Andra Zaharia invited me to share my thoughts in her recent Heimdal Security blog, Is Internet Security A Losing Battle? Please read the other 30+ experts thoughts at Andra's blog. Here, I've complemented what I shared with Andra with some additional thoughts.
To answer Andra's question directly, any battle that you engage on your enemy’s terms, with indefensible assets or limited offensive capabilities, and where your enemy’s risk and cost of attack is small is arguably a losing battle. However, I’m not certain that warfare remains the right analog for Internet security today.
I'm convinced that it's wrong.
I say this because many of the military analogs that we have used - firewalls, bastion hosts, secure perimeters, trip wires, challenge-response authentication, countermeasures - haven't been as successful when applied to security computing or networking as medical analogs have. Virology, for example, remains one of the most easily understood analogs: most people are familiar with terms like virus, infection, inoculation, and quarantine and appreciate how they apply to Internet connected devices. Gradually, terms like resiliency, patching, and triage are becoming useful analogs. Healing and maintaining human beings and the ecosystem in which they reside are more familiar and comforting than military concepts. They are often more proactive analogs than the "bubble boy" approach that military analogs suggest.
With this suggestion in mind, let's look at the Internet ecosystem health today:
- The devices and software that comprise the Internet are organisms that are not perfectly healthy from the moment they’re installed. Not only are the devices or software individual organisms but they are easily or adversely affected by other organisms they interact with in a larger organism, the Internet itself.
- Device or software immune systems are weak (e.g., poorly designed, lacking secure code review or not present at all), or non-existent (shipped with no holistic security consideration whatsoever). These immune systems are further weakened by poor hygiene (e.g., lax administration, default configuration, lax or ignored patch management).
- The devices or software are often prematurely delivered, i.e., shipped before "maturity" testing or secure code review. We acknowledge this year after year yet we persist in imagining that persistent incubation or health monitoring and triage (secure perimeters, firewalls, IDS/IPS) would suffice. Moreover, these systems are themselves fragile: the same hardware, software, or administrative fragility exists among these systems. An uncomfortable truth follows from this observation:
- The incentives to provide healthy systems compete or conflict with the current Internet market economy. Device manufacturers and software developers are largely business entities in pursuit of financial rewards. They are not regulated. They are not obliged to consider health or safety in the manufacture of their devices or software. They generally do not warranty or assume liability for their product. Perhaps equally importantly, they weigh the costs to provide safe or resilient products against the benefits such investments might offer and conclude that these investments would not increase market share or that they would lose market share to competitors with cheaper albeit less safe or resilient products.
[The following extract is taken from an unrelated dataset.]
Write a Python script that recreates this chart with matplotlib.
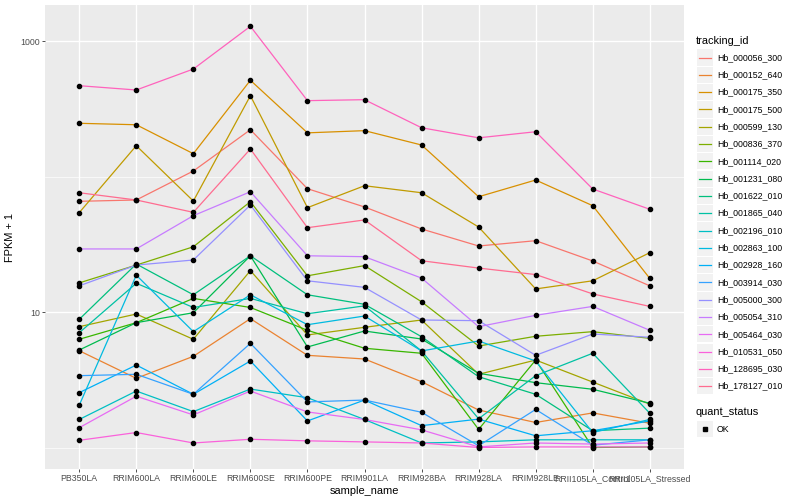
import numpy as np
import matplotlib.pyplot as plt
from matplotlib.patches import Rectangle
from matplotlib.lines import Line2D
from matplotlib.ticker import NullFormatter

plt.rcParams['font.family'] = ['Liberation Sans', 'DejaVu Sans']

samples = ['PB350LA', 'RRIM600LA', 'RRIM600LE', 'RRIM600SE', 'RRIM600PE', 'RRIM901LA',
           'RRIM928BA', 'RRIM928LA', 'RRIM928LE', 'RRII105LA_Control', 'RRII105LA_Stressed']

tracking_ids = ['Hb_000056_300', 'Hb_000152_640', 'Hb_000175_350', 'Hb_000175_500',
                'Hb_000599_130', 'Hb_000836_370', 'Hb_001114_020', 'Hb_001231_080',
                'Hb_001622_010', 'Hb_001865_040', 'Hb_002196_010', 'Hb_002863_100',
                'Hb_002928_160', 'Hb_003914_030', 'Hb_005000_300', 'Hb_005054_310',
                'Hb_005464_030', 'Hb_010531_050', 'Hb_128695_030', 'Hb_178127_010']

# ggplot default hue palette for 20 levels
colors = ['#F8766D', '#EA8331', '#D89000', '#C09B00', '#A3A500', '#7CAE00', '#39B600',
          '#00BB4E', '#00BF7D', '#00C1A3', '#00BFC4', '#00BAE0', '#00B0F6', '#35A2FF',
          '#9590FF', '#C77CFF', '#E76BF3', '#FA62DB', '#FF62BC', '#FF6C90']

# FPKM + 1 per sample
hb_000056_300 = [65.6, 67.1, 109.8, 221.5, 81.3, 59.6, 41.0, 30.7, 33.6, 23.8, 15.6]
hb_000152_640 = [5.18, 3.24, 4.71, 8.93, 4.79, 4.50, 3.06, 1.89, 1.53, 1.80, 1.51]
hb_000175_350 = [247, 241, 147.4, 513, 210, 218, 170.8, 70.9, 94.2, 60.9, 17.7]
hb_000175_500 = [54.1, 168.8, 65.9, 394.8, 58.9, 85.5, 75.9, 42.4, 14.8, 17.0, 27.4]
hb_000599_130 = [7.79, 9.66, 6.29, 20.2, 6.77, 7.71, 8.73, 3.47, 4.42, 3.04, 2.09]
hb_000836_370 = [16.4, 22.2, 30.3, 65.2, 18.5, 22.0, 11.9, 5.61, 6.62, 7.16, 6.39]
hb_001114_020 = [6.29, 8.34, 12.6, 10.8, 7.33, 5.40, 4.96, 1.36, 4.42, 1.00, 1.01]
hb_001231_080 = [5.24, 8.34, 9.88, 26.0, 5.52, 7.24, 6.32, 3.53, 3.01, 2.69, 2.12]
hb_001622_010 = [8.83, 22.6, 13.4, 26.0, 13.4, 11.4, 6.57, 3.33, 2.47, 1.33, 1.39]
hb_001865_040 = [7.03, 16.3, 10.8, 12.6, 9.71, 11.1, 5.16, 1.63, 3.39, 4.96, 1.79]
hb_002196_010 = [1.61, 2.61, 1.84, 2.70, 2.33, 1.61, 1.08, 1.10, 1.14, 1.14, 1.14]
hb_002863_100 = [2.05, 18.7, 7.16, 13.4, 8.06, 9.34, 5.16, 6.11, 4.35, 1.29, 1.61]
hb_002928_160 = [2.54, 4.06, 2.47, 4.35, 1.57, 2.24, 1.45, 1.62, 1.22, 1.33, 1.57]
hb_003914_030 = [3.39, 3.47, 2.47, 5.87, 2.17, 2.24, 1.82, 1.03, 1.91, 1.04, 1.14]
hb_005000_300 = [15.6, 22.2, 24.2, 61.6, 17.0, 15.2, 8.73, 8.63, 4.79, 6.88, 6.51]
hb_005054_310 = [29.2, 29.2, 51.4, 77.2, 26.0, 25.6, 17.8, 7.79, 9.45, 11.0, 7.33]
hb_005464_030 = [1.40, 2.39, 1.74, 2.61, 1.83, 1.61, 1.35, 1.01, 1.08, 1.06, 1.08]
hb_010531_050 = [1.13, 1.29, 1.08, 1.15, 1.12, 1.10, 1.08, 1.00, 1.01, 1.01, 1.01]
hb_128695_030 = [468, 435, 621, 1284, 363, 369, 229, 193, 214, 80.9, 57.3]
hb_178127_010 = [75.9, 67.1, 54.4, 159.6, 41.9, 47.8, 23.9, 21.1, 18.9, 13.6, 11.0]

series = [hb_000056_300, hb_000152_640, hb_000175_350, hb_000175_500, hb_000599_130,
          hb_000836_370, hb_001114_020, hb_001231_080, hb_001622_010, hb_001865_040,
          hb_002196_010, hb_002863_100, hb_002928_160, hb_003914_030, hb_005000_300,
          hb_005054_310, hb_005464_030, hb_010531_050, hb_128695_030, hb_178127_010]

W, H = 800, 500
fig = plt.figure(figsize=(8, 5), dpi=100)
ax = fig.add_axes([45 / W, 31 / H, 639 / W, 464 / H])
ax.set_facecolor('#EBEBEB')

x = np.arange(len(samples))
for vals, col in zip(series, colors):
    ax.plot(x, vals, color=col, lw=0.9, zorder=2)
for vals in series:
    ax.plot(x, vals, 'o', color='black', ms=3.0, zorder=3)

ax.set_yscale('log')
ax.set_ylim(0.694, 1844)
ax.set_xlim(-0.6, 10.6)
ax.set_yticks([10, 1000])
ax.set_yticklabels(['10', '1000'])
ax.set_yticks([1, 100], minor=True)
ax.yaxis.set_minor_formatter(NullFormatter())
ax.set_xticks(x)
ax.set_xticklabels(samples)

ax.grid(True, which='major', color='white', lw=1.0, zorder=0)
ax.grid(True, which='minor', axis='y', color='white', lw=0.5, zorder=0)
ax.set_axisbelow(True)
for s in ax.spines.values():
    s.set_visible(False)

ax.tick_params(axis='both', which='major', length=2, width=0.6, color='#333333',
               labelsize=6.3, labelcolor='#4D4D4D', pad=1.6)
ax.tick_params(axis='y', which='minor', length=0)

ax.set_xlabel('sample_name', fontsize=7.9, labelpad=2)
ax.set_ylabel('FPKM + 1', fontsize=7.9, labelpad=4)

# legends
def fx(px):
    return px / W

def fy(py):
    return 1 - py / H

fig.text(fx(696), fy(40.5), 'tracking_id', fontsize=7.9, va='center', ha='left')
for i, (tid, col) in enumerate(zip(tracking_ids, colors)):
    cy = 57.5 + 17.3 * i
    fig.add_artist(Rectangle((fx(697), fy(cy + 8.1)), 16.2 / W, 16.2 / H,
                             facecolor='#F2F2F2', edgecolor='none', transform=fig.transFigure))
    fig.add_artist(Line2D([fx(699), fx(711)], [fy(cy), fy(cy)], color=col, lw=0.9,
                          transform=fig.transFigure))
    fig.text(fx(717), fy(cy), tid, fontsize=6.3, va='center', ha='left')

fig.text(fx(696), fy(412), 'quant_status', fontsize=7.9, va='center', ha='left')
fig.add_artist(Rectangle((fx(697), fy(429 + 8.1)), 16.2 / W, 16.2 / H,
                         facecolor='#F2F2F2', edgecolor='none', transform=fig.transFigure))
fig.add_artist(Line2D([fx(705)], [fy(429)], marker='s', color='black', ms=2.2, lw=0,
                      transform=fig.transFigure))
fig.text(fx(717), fy(429), 'OK', fontsize=6.3, va='center', ha='left')

fig.savefig('out.png', dpi=100)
- The people who use devices and software are not care providers nor did they expect to be when they acquired devices. They are in large part ignorant or in denial of this fragility and the very real threat these pose to their own health (financial harm, loss of privacy, etc.). They are also addicted to the extent that they would not sacrifice the advantages the Internet offers, perhaps irrespective of the degree of risk.
- The people who use devices and software are as neglectful of their Internet health as they are neglectful of their personal health. I trust this is obvious.
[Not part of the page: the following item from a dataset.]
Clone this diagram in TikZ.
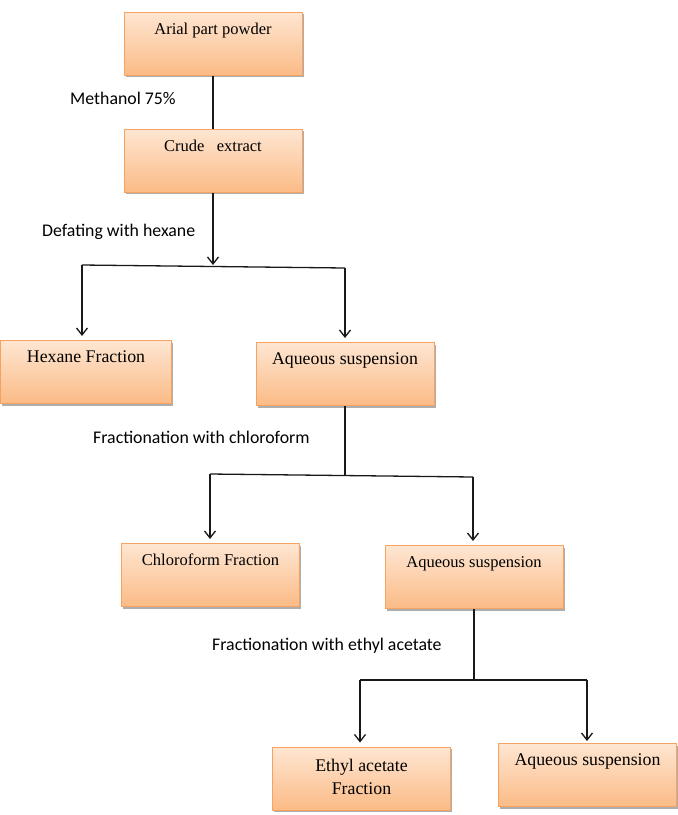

The biggest challenge with Internet health is that the organisms change at a faster rate than the human body. New Internet organisms appear hourly (apps, networks, IoT devices). There are common DNA or genomes among these, but that is in fact part of the problem! We re-use or adapt what is problematically unhealthy in each generation of new organisms. We are effectively nurturing an unhealthy ecosystem and in tandem, nurturing an Internet that is very negatively affected by infectious disease.
We need to build systems that collect and analyze Internet health data. We are in the process of defining health indicators for Internet Identifiers (domain names and addresses) at ICANN. Our goal is to first identify diseases, then define metrics, and only after, to collect, measure and analyze data that are needed to derive health metrics. In a second stage, we can examine the metrics to see what we can learn from this study. We believe that other Internet subsystems (operating systems, clouds, provider networks) could implement similar projects. The cumulative findings might help us identify "diseases", flaws in system hygiene, or ways to improve health.
If you are interested, you can join the ITHI (Identifier Technology Health Indicators) initiative at ICANN (http://www,icann.org/ithi). There is also an open public comment period on the definition of identifier diseases that will end on January 9th 2017. You can submit you comments at https://www.icann.org/public-comments/ithi-definition-2016-11-29-en.
We need to pause, thoughtfully design “healthy” devices or software. We need to identify diseases or other illnesses that adversely affect these if we expect to develop the means to immunize and establish appropriate hygiene. This is hard work. Expensive work. It flies in the face of conventional Internet drivers. It’s more likely that we’ll continue along the conventional path until some apocalyptic event forces change.